Plan Storage And File Format

Gameplay files grow faster than most players expect. A 30-minute session at 1080p 60 fps can take several gigabytes, and 4K can chew through storage much faster. Record to an SSD when you can, because slow drives can cause dropped frames during busy fights or crowded scenes.

Keep at least twice the expected file space free before a long run. If your recorder shows a warning about disk space, stop and move older clips before playing more. Cloud folders can be handy for finished edits, but raw clips are often too large to sync while you play.

Pick a format that fits your workflow. MKV is safer during long OBS sessions, while MP4 is easier for most editors and phones. If you record in MKV, remux the file to MP4 after the session instead of recording straight to MP4 on an unstable PC.

Common Recording Problems And Clean Fixes

Bad recordings usually come from one of four places: the wrong source, muted audio, weak storage, or settings that are too heavy for the PC. Don’t change ten things at once. Change one setting, record a short test, then check the result.

Problem Likely Cause Fix
Black screen Wrong capture source Switch from display capture to game capture, or run the recorder as admin.
No mic audio Wrong input device Pick the mic by name and record a voice test.
Choppy video Settings too heavy Lower resolution, fps, or bitrate.
Huge files Bitrate too high Use a lower preset or trim clips after recording.
Game too loud Audio mix off Lower desktop audio and keep mic peaks out of the red.
Missing clip Wrong save folder Set a clear recording path before each long session.
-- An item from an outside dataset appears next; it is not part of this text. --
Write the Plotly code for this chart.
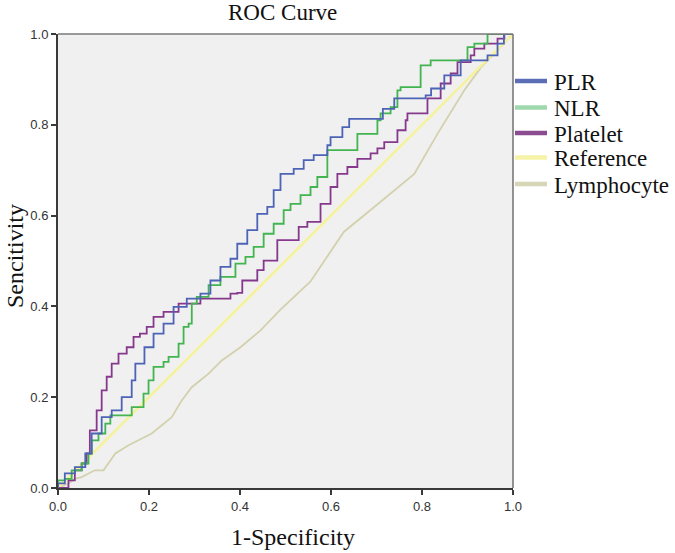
import plotly.graph_objects as go

# ---- data ----
plr_fpr = [0, 0, 0.015, 0.037, 0.06, 0.074, 0.096, 0.118, 0.14, 0.162,
           0.17, 0.19, 0.21, 0.232, 0.254, 0.283, 0.313, 0.335, 0.357, 0.379,
           0.394, 0.416, 0.438, 0.46, 0.474, 0.489, 0.518, 0.54, 0.562, 0.592,
           0.599, 0.625, 0.64, 0.695, 0.714, 0.739, 0.808, 0.82, 0.849, 0.885,
           0.944, 0.966, 0.98, 1.0]
plr_tpr = [0, 0.01, 0.032, 0.046, 0.076, 0.12, 0.156, 0.171, 0.2, 0.237,
           0.274, 0.31, 0.34, 0.362, 0.399, 0.417, 0.428, 0.457, 0.487, 0.505,
           0.538, 0.568, 0.604, 0.619, 0.656, 0.692, 0.703, 0.722, 0.733, 0.755,
           0.773, 0.795, 0.813, 0.813, 0.835, 0.858, 0.865, 0.88, 0.909, 0.942,
           0.953, 0.979, 1.0, 1.0]

nlr_fpr = [0, 0, 0.015, 0.03, 0.052, 0.067, 0.074, 0.089, 0.104, 0.115,
           0.151, 0.162, 0.176, 0.188, 0.199, 0.21, 0.232, 0.243, 0.258, 0.265,
           0.276, 0.287, 0.294, 0.305, 0.331, 0.357, 0.379, 0.39, 0.412, 0.43,
           0.452, 0.474, 0.496, 0.511, 0.533, 0.555, 0.57, 0.592, 0.643, 0.658,
           0.687, 0.702, 0.709, 0.731, 0.746, 0.753, 0.783, 0.797, 0.819, 0.893,
           0.9, 0.915, 0.93, 0.944, 1.0]
nlr_tpr = [0, 0.017, 0.02, 0.039, 0.054, 0.076, 0.105, 0.12, 0.142, 0.16,
           0.16, 0.178, 0.178, 0.208, 0.237, 0.267, 0.278, 0.289, 0.289, 0.318,
           0.355, 0.362, 0.406, 0.421, 0.447, 0.465, 0.465, 0.494, 0.509, 0.531,
           0.56, 0.582, 0.612, 0.626, 0.645, 0.663, 0.685, 0.744, 0.744, 0.78,
           0.78, 0.81, 0.825, 0.839, 0.876, 0.883, 0.883, 0.931, 0.942, 0.942,
           0.971, 0.979, 0.979, 1.0, 1.0]

plt_fpr = [0, 0.023, 0.037, 0.052, 0.063, 0.07, 0.085, 0.096, 0.107, 0.118,
           0.133, 0.151, 0.166, 0.18, 0.195, 0.21, 0.232, 0.254, 0.265, 0.305,
           0.313, 0.372, 0.379, 0.394, 0.405, 0.427, 0.438, 0.452, 0.467, 0.482,
           0.518, 0.529, 0.548, 0.57, 0.577, 0.599, 0.614, 0.636, 0.658, 0.687,
           0.702, 0.717, 0.731, 0.746, 0.764, 0.768, 0.805, 0.812, 0.841, 0.863,
           0.878, 0.907, 0.915, 0.937, 0.966, 0.981, 1.0]
plt_tpr = [0, 0.017, 0.039, 0.054, 0.076, 0.127, 0.171, 0.215, 0.245, 0.274,
           0.296, 0.31, 0.333, 0.34, 0.355, 0.377, 0.388, 0.388, 0.406, 0.406,
           0.417, 0.417, 0.428, 0.43, 0.457, 0.457, 0.48, 0.501, 0.501, 0.546,
           0.546, 0.575, 0.586, 0.586, 0.626, 0.663, 0.692, 0.707, 0.725, 0.737,
           0.748, 0.762, 0.762, 0.788, 0.81, 0.825, 0.825, 0.858, 0.891, 0.913,
           0.938, 0.953, 0.968, 0.979, 0.99, 1.0, 1.0]

ref_fpr = [0, 1]
ref_tpr = [0, 1]

lym_fpr = [0, 0.023, 0.037, 0.052, 0.067, 0.081, 0.1, 0.126, 0.155, 0.192,
           0.206, 0.25, 0.272, 0.294, 0.331, 0.36, 0.401, 0.445, 0.489, 0.555,
           0.628, 0.695, 0.783, 0.834, 0.893, 0.93, 0.959, 1.0]
lym_tpr = [0, 0.01, 0.02, 0.024, 0.032, 0.039, 0.039, 0.076, 0.094, 0.112,
           0.12, 0.156, 0.193, 0.222, 0.252, 0.281, 0.31, 0.347, 0.393, 0.455,
           0.564, 0.619, 0.692, 0.78, 0.876, 0.927, 0.957, 1.0]

legend_labels = ["PLR", "NLR", "Platelet", "Reference", "Lymphocyte"]
legend_colors = ["#5a6db5", "#9fd8ad", "#8b4c90", "#f6f3a6", "#d7d5b7"]

tick_vals = [0, 0.2, 0.4, 0.6, 0.8, 1.0]
tick_text = ["0.0", "0.2", "0.4", "0.6", "0.8", "1.0"]

# ---- figure ----
SERIF = "Liberation Serif, Times New Roman, serif"
SANS = "Liberation Sans, Arial, sans-serif"

fig = go.Figure()
fig.add_trace(go.Scatter(x=lym_fpr, y=lym_tpr, mode="lines", name="Lymphocyte",
                         line=dict(color="#d3d1ad", width=1.8), cliponaxis=False))
fig.add_trace(go.Scatter(x=ref_fpr, y=ref_tpr, mode="lines", name="Reference",
                         line=dict(color="#f5f29b", width=2.6), cliponaxis=False))
fig.add_trace(go.Scatter(x=plt_fpr, y=plt_tpr, mode="lines", name="Platelet",
                         line=dict(color="#86398c", width=1.8, shape="hv"), cliponaxis=False))
fig.add_trace(go.Scatter(x=nlr_fpr, y=nlr_tpr, mode="lines", name="NLR",
                         line=dict(color="#42b450", width=1.8, shape="hv"), cliponaxis=False))
fig.add_trace(go.Scatter(x=plr_fpr, y=plr_tpr, mode="lines", name="PLR",
                         line=dict(color="#4d63b6", width=1.8, shape="hv"), cliponaxis=False))

W, H = 675, 553
# plot area in page pixels
L, R, T, B = 58, 513, 34, 488

def px(x):
    return (x - L) / (R - L)

def py(y):
    return (B - y) / (B - T)

shapes = [
    dict(type="line", xref="paper", yref="paper", x0=0, x1=1, y0=1, y1=1,
         line=dict(color="#7a7a7a", width=1.6), layer="above"),
    dict(type="line", xref="paper", yref="paper", x0=1, x1=1, y0=0, y1=1,
         line=dict(color="#7a7a7a", width=1.6), layer="above"),
]
annotations = []
legend_y = [81, 107.5, 133, 157.5, 184]
for lab, col, yy in zip(legend_labels, legend_colors, legend_y):
    shapes.append(dict(type="line", xref="paper", yref="paper",
                       x0=px(515), x1=px(547), y0=py(yy), y1=py(yy),
                       line=dict(color=col, width=4.5)))
    annotations.append(dict(text=lab, xref="paper", yref="paper", x=px(552), y=py(yy + 1),
                            xanchor="left", yanchor="middle", showarrow=False,
                            font=dict(family=SERIF, size=23, color="#111")))

annotations.append(dict(text="ROC Curve", xref="paper", yref="paper", x=px(282.5), y=py(12),
                        xanchor="center", yanchor="middle", showarrow=False,
                        font=dict(family=SERIF, size=23, color="#111")))
annotations.append(dict(text="1-Specificity", xref="paper", yref="paper", x=px(293), y=py(537),
                        xanchor="center", yanchor="middle", showarrow=False,
                        font=dict(family=SERIF, size=24, color="#111")))
annotations.append(dict(text="Sencitivity", xref="paper", yref="paper", x=px(15), y=py(256),
                        xanchor="center", yanchor="middle", showarrow=False, textangle=-90,
                        font=dict(family=SERIF, size=24, color="#111")))

axis_common = dict(range=[0, 1], tickvals=tick_vals, ticktext=tick_text,
                   showgrid=False, zeroline=False, showline=True,
                   linecolor="#3a3a3a", linewidth=2, ticks="outside", ticklen=5,
                   tickwidth=1.6, tickcolor="#3a3a3a",
                   tickfont=dict(family=SANS, size=13, color="#333"))

fig.update_layout(
    width=W, height=H,
    margin=dict(l=L, r=W - R, t=T, b=H - B, pad=0),
    paper_bgcolor="white", plot_bgcolor="#f0f0f0",
    showlegend=False,
    xaxis=dict(**axis_common),
    yaxis=dict(**axis_common),
    shapes=shapes, annotations=annotations,
)

fig.write_html("out.html",
               config={"displayModeBar": False},
               post_script="document.body.style.margin='0';document.body.style.overflow='hidden';")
Save, Trim, And Share Without Losing Quality

Raw recordings are not always ready to post. Trim dead time from the start and end, raise quiet audio only when it needs it, and export in the same frame rate as the source. If the clip was recorded at 60 fps, export at 60 fps. Mixing frame rates can cause odd motion.

For YouTube, Shorts, TikTok, or Reels, make a copy before cutting vertical edits. A wide clip can work for a full video, but short-form platforms usually need a tighter crop. Put the main action in the center before exporting. Save the original so you can return to it later.

A Clean Clip Checklist Before You Hit Record

  • The right game or display source is selected.
  • Mic and game audio both show movement in the mixer.
  • The save folder has enough space.
  • Resolution, fps, and bitrate match your PC or console limits.
  • A test clip plays back with smooth motion and clean sound.
  • Hotkeys are set so you can start and stop without leaving the game.

Once those checks pass, recording becomes routine. Start with the simplest tool that fits the job, record a short test, then save the full run. That habit protects your best moments from black screens, missing audio, and files you can’t find when it’s time to edit.